┌─ DATASET SECTION

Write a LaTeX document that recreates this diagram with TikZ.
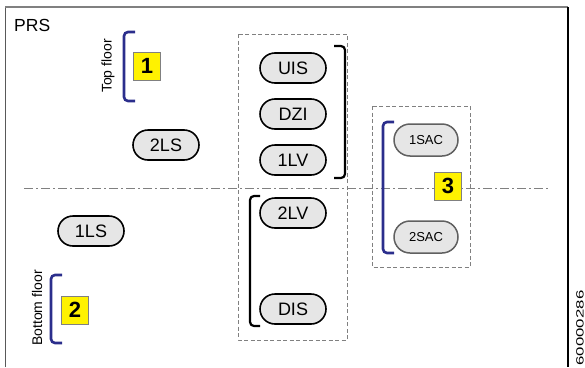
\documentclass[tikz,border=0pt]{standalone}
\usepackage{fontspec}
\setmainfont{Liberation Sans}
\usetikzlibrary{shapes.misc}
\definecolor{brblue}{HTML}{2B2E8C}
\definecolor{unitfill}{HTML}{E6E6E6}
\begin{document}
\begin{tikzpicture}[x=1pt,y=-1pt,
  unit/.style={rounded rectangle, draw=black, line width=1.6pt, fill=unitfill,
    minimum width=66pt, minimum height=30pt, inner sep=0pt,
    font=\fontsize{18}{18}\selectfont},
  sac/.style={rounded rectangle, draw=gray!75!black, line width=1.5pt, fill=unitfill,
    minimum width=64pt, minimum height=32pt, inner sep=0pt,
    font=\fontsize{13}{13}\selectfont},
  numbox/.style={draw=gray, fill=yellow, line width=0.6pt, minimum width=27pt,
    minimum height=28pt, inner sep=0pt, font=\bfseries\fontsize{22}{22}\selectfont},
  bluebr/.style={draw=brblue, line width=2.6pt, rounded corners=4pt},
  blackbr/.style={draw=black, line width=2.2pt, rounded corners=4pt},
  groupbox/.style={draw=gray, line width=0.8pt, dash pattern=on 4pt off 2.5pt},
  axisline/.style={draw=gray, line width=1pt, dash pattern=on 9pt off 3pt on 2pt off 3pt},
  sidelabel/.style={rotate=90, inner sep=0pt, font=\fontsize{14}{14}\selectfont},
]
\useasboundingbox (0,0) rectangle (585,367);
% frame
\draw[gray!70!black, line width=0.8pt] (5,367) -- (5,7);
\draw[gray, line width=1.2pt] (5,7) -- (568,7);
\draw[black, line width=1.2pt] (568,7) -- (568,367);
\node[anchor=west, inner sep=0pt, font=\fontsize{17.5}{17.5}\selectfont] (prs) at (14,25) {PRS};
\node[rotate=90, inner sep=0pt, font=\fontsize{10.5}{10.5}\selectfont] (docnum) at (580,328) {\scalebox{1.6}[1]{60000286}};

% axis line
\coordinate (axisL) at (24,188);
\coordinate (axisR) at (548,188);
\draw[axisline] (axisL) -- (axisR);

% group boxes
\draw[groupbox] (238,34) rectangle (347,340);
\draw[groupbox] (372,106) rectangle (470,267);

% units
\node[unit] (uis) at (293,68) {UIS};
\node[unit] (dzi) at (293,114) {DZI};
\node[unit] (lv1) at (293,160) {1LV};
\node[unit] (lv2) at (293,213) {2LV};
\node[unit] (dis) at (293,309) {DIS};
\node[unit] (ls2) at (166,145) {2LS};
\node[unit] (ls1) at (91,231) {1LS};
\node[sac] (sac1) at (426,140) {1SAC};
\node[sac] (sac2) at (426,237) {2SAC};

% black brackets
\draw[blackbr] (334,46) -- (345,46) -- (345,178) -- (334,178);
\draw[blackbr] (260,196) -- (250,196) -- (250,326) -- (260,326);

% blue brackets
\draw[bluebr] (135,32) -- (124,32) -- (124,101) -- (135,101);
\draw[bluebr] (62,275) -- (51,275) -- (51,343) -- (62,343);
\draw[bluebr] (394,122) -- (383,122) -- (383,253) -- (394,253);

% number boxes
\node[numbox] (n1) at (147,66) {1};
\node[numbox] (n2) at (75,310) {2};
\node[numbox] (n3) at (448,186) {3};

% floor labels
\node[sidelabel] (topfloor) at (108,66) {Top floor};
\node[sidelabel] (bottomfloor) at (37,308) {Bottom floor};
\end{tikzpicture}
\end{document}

└─

[WHAT TO PRODUCE] Quote each line of the listing exactly, but leave the pictures out.

[COMPLETE ANSWER]
Write a LaTeX document that recreates this diagram with TikZ.
\documentclass[tikz,border=0pt]{standalone}
\usepackage{fontspec}
\setmainfont{Liberation Sans}
\usetikzlibrary{shapes.misc}
\definecolor{brblue}{HTML}{2B2E8C}
\definecolor{unitfill}{HTML}{E6E6E6}
\begin{document}
\begin{tikzpicture}[x=1pt,y=-1pt,
  unit/.style={rounded rectangle, draw=black, line width=1.6pt, fill=unitfill,
    minimum width=66pt, minimum height=30pt, inner sep=0pt,
    font=\fontsize{18}{18}\selectfont},
  sac/.style={rounded rectangle, draw=gray!75!black, line width=1.5pt, fill=unitfill,
    minimum width=64pt, minimum height=32pt, inner sep=0pt,
    font=\fontsize{13}{13}\selectfont},
  numbox/.style={draw=gray, fill=yellow, line width=0.6pt, minimum width=27pt,
    minimum height=28pt, inner sep=0pt, font=\bfseries\fontsize{22}{22}\selectfont},
  bluebr/.style={draw=brblue, line width=2.6pt, rounded corners=4pt},
  blackbr/.style={draw=black, line width=2.2pt, rounded corners=4pt},
  groupbox/.style={draw=gray, line width=0.8pt, dash pattern=on 4pt off 2.5pt},
  axisline/.style={draw=gray, line width=1pt, dash pattern=on 9pt off 3pt on 2pt off 3pt},
  sidelabel/.style={rotate=90, inner sep=0pt, font=\fontsize{14}{14}\selectfont},
]
\useasboundingbox (0,0) rectangle (585,367);
% frame
\draw[gray!70!black, line width=0.8pt] (5,367) -- (5,7);
\draw[gray, line width=1.2pt] (5,7) -- (568,7);
\draw[black, line width=1.2pt] (568,7) -- (568,367);
\node[anchor=west, inner sep=0pt, font=\fontsize{17.5}{17.5}\selectfont] (prs) at (14,25) {PRS};
\node[rotate=90, inner sep=0pt, font=\fontsize{10.5}{10.5}\selectfont] (docnum) at (580,328) {\scalebox{1.6}[1]{60000286}};

% axis line
\coordinate (axisL) at (24,188);
\coordinate (axisR) at (548,188);
\draw[axisline] (axisL) -- (axisR);

% group boxes
\draw[groupbox] (238,34) rectangle (347,340);
\draw[groupbox] (372,106) rectangle (470,267);

% units
\node[unit] (uis) at (293,68) {UIS};
\node[unit] (dzi) at (293,114) {DZI};
\node[unit] (lv1) at (293,160) {1LV};
\node[unit] (lv2) at (293,213) {2LV};
\node[unit] (dis) at (293,309) {DIS};
\node[unit] (ls2) at (166,145) {2LS};
\node[unit] (ls1) at (91,231) {1LS};
\node[sac] (sac1) at (426,140) {1SAC};
\node[sac] (sac2) at (426,237) {2SAC};

% black brackets
\draw[blackbr] (334,46) -- (345,46) -- (345,178) -- (334,178);
\draw[blackbr] (260,196) -- (250,196) -- (250,326) -- (260,326);

% blue brackets
\draw[bluebr] (135,32) -- (124,32) -- (124,101) -- (135,101);
\draw[bluebr] (62,275) -- (51,275) -- (51,343) -- (62,343);
\draw[bluebr] (394,122) -- (383,122) -- (383,253) -- (394,253);

% number boxes
\node[numbox] (n1) at (147,66) {1};
\node[numbox] (n2) at (75,310) {2};
\node[numbox] (n3) at (448,186) {3};

% floor labels
\node[sidelabel] (topfloor) at (108,66) {Top floor};
\node[sidelabel] (bottomfloor) at (37,308) {Bottom floor};
\end{tikzpicture}
\end{document}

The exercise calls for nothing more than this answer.